**Exercise aim**: Leave out the pictures and print only the lines from the one with "Reproduce this chart with pgfplots." through the one with "-- (axis cs:519,412)", exactly as they are.

**Material for this exercise**:
************
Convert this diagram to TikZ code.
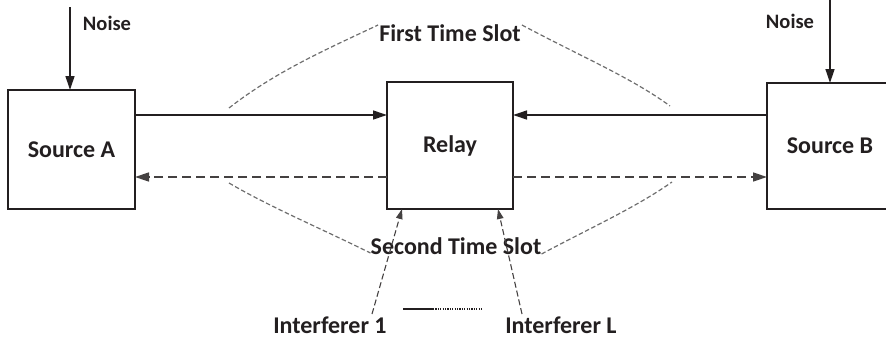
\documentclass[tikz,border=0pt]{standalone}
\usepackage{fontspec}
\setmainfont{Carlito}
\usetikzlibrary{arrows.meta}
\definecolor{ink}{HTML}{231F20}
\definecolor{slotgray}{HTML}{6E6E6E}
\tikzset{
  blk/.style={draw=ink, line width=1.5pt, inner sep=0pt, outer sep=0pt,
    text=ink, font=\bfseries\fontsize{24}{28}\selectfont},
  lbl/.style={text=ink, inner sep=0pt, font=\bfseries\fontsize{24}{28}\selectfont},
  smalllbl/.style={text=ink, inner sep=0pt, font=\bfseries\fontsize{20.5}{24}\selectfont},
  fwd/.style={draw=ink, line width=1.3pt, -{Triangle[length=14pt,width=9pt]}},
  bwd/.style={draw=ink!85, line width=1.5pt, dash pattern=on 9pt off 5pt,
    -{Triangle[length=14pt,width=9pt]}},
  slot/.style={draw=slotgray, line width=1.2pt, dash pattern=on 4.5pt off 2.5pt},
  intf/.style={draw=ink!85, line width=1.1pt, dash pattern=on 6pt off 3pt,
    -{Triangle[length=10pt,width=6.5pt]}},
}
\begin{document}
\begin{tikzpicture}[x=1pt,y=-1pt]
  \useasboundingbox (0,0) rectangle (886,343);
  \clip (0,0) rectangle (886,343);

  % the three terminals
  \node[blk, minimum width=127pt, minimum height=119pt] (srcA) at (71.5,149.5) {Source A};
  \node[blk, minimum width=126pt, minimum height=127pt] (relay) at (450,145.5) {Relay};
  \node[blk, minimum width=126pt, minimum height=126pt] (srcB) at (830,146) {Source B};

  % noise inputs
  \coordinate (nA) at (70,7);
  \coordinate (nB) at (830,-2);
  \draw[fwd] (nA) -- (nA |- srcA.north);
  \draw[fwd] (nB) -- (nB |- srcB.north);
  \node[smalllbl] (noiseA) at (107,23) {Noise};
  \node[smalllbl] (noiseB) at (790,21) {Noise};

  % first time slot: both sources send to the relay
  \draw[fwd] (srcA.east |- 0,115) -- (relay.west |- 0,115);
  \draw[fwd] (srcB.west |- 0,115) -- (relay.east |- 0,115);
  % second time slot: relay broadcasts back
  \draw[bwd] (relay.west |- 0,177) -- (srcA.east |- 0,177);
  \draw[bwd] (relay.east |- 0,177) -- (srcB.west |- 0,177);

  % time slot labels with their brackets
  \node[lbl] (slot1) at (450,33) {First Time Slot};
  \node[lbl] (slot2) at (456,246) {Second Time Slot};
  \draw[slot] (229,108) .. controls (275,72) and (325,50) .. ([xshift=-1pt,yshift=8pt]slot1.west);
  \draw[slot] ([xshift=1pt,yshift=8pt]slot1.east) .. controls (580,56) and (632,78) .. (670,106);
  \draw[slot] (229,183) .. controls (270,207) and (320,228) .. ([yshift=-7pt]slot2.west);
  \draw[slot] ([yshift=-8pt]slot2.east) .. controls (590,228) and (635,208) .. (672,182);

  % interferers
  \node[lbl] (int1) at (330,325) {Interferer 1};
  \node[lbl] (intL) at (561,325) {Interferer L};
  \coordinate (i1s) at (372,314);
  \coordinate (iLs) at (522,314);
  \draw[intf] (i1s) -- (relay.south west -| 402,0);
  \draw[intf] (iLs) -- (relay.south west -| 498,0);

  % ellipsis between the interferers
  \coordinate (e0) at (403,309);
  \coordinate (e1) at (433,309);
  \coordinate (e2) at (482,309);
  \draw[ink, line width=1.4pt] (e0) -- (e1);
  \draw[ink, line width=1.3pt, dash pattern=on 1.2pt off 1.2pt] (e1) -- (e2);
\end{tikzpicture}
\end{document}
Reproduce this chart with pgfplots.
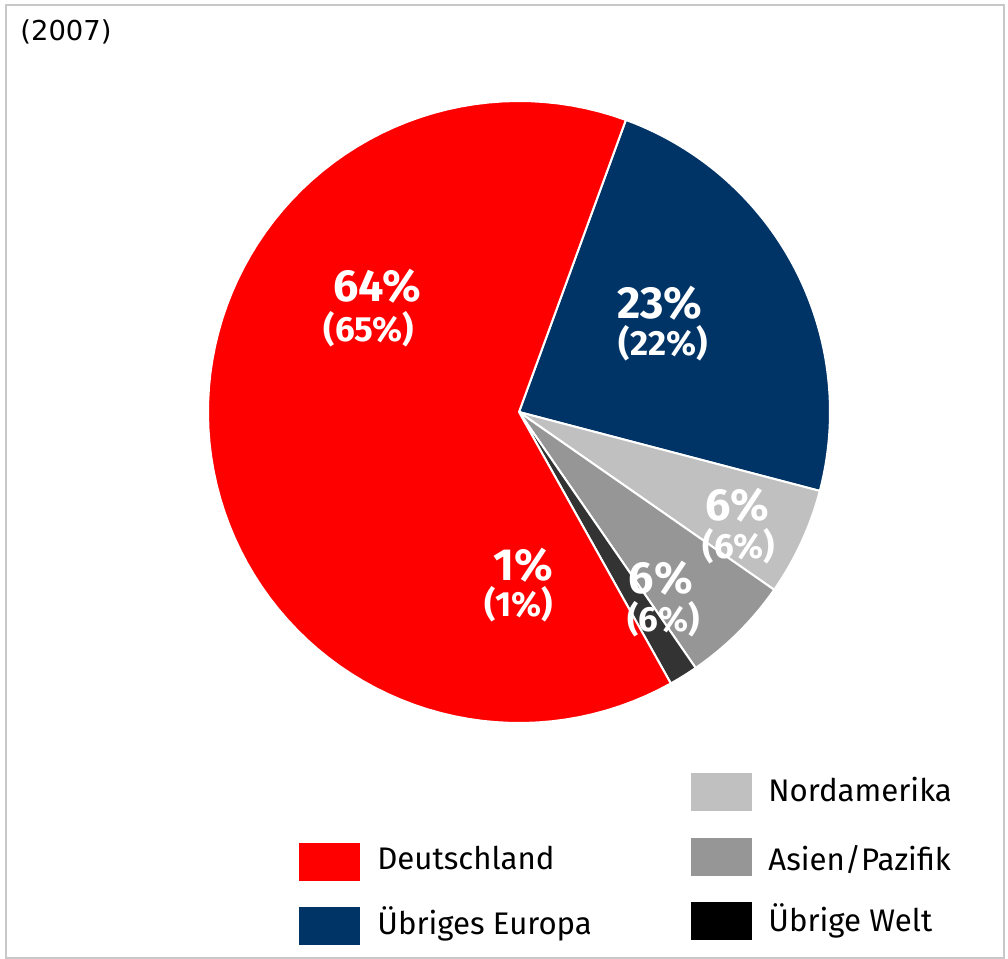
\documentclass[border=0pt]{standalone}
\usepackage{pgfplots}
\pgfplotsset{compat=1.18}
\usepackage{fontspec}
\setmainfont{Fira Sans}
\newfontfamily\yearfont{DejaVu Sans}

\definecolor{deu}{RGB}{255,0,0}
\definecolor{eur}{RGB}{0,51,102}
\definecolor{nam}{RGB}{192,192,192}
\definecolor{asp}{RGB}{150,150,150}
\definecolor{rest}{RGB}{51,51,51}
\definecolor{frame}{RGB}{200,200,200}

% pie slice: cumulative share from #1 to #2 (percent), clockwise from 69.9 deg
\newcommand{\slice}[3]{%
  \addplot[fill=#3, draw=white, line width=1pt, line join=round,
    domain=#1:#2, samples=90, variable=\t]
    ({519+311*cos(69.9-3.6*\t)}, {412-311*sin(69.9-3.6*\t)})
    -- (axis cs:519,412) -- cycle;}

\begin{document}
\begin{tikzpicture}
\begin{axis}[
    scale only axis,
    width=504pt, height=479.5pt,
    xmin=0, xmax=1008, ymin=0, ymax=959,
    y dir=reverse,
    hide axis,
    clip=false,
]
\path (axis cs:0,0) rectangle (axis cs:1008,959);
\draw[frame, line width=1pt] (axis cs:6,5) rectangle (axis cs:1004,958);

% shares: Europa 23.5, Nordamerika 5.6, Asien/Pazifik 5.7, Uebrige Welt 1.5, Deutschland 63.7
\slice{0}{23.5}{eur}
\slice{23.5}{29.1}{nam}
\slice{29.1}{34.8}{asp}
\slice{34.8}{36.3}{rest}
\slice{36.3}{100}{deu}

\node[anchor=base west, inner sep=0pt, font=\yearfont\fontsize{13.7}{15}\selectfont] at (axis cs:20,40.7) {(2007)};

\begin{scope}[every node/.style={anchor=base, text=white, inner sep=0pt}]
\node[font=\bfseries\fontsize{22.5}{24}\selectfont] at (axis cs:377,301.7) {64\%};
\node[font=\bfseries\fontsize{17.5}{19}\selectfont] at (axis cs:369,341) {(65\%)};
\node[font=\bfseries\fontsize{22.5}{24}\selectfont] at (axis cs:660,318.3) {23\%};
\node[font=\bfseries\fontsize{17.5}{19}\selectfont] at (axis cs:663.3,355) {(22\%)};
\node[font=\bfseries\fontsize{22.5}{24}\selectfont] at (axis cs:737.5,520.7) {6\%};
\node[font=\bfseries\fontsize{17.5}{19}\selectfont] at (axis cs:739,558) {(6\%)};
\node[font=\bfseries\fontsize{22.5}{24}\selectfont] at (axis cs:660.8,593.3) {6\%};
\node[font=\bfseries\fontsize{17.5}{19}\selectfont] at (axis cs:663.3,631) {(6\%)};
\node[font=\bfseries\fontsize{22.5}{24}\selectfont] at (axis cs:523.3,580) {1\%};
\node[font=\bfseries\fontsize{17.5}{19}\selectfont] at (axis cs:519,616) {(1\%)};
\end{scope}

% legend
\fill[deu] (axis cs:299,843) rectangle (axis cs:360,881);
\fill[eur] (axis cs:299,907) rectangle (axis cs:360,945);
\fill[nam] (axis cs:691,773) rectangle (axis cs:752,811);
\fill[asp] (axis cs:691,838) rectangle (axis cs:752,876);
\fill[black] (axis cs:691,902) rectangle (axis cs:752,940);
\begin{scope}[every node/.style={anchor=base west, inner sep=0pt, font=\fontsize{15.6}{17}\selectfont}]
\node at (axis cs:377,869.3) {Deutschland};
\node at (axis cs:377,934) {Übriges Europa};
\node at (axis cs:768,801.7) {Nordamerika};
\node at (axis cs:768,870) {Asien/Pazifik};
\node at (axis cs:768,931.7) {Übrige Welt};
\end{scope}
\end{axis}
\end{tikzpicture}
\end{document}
************
**Written answer**:
Reproduce this chart with pgfplots.
\documentclass[border=0pt]{standalone}
\usepackage{pgfplots}
\pgfplotsset{compat=1.18}
\usepackage{fontspec}
\setmainfont{Fira Sans}
\newfontfamily\yearfont{DejaVu Sans}

\definecolor{deu}{RGB}{255,0,0}
\definecolor{eur}{RGB}{0,51,102}
\definecolor{nam}{RGB}{192,192,192}
\definecolor{asp}{RGB}{150,150,150}
\definecolor{rest}{RGB}{51,51,51}
\definecolor{frame}{RGB}{200,200,200}

% pie slice: cumulative share from #1 to #2 (percent), clockwise from 69.9 deg
\newcommand{\slice}[3]{%
  \addplot[fill=#3, draw=white, line width=1pt, line join=round,
    domain=#1:#2, samples=90, variable=\t]
    ({519+311*cos(69.9-3.6*\t)}, {412-311*sin(69.9-3.6*\t)})
    -- (axis cs:519,412) -- cycle;}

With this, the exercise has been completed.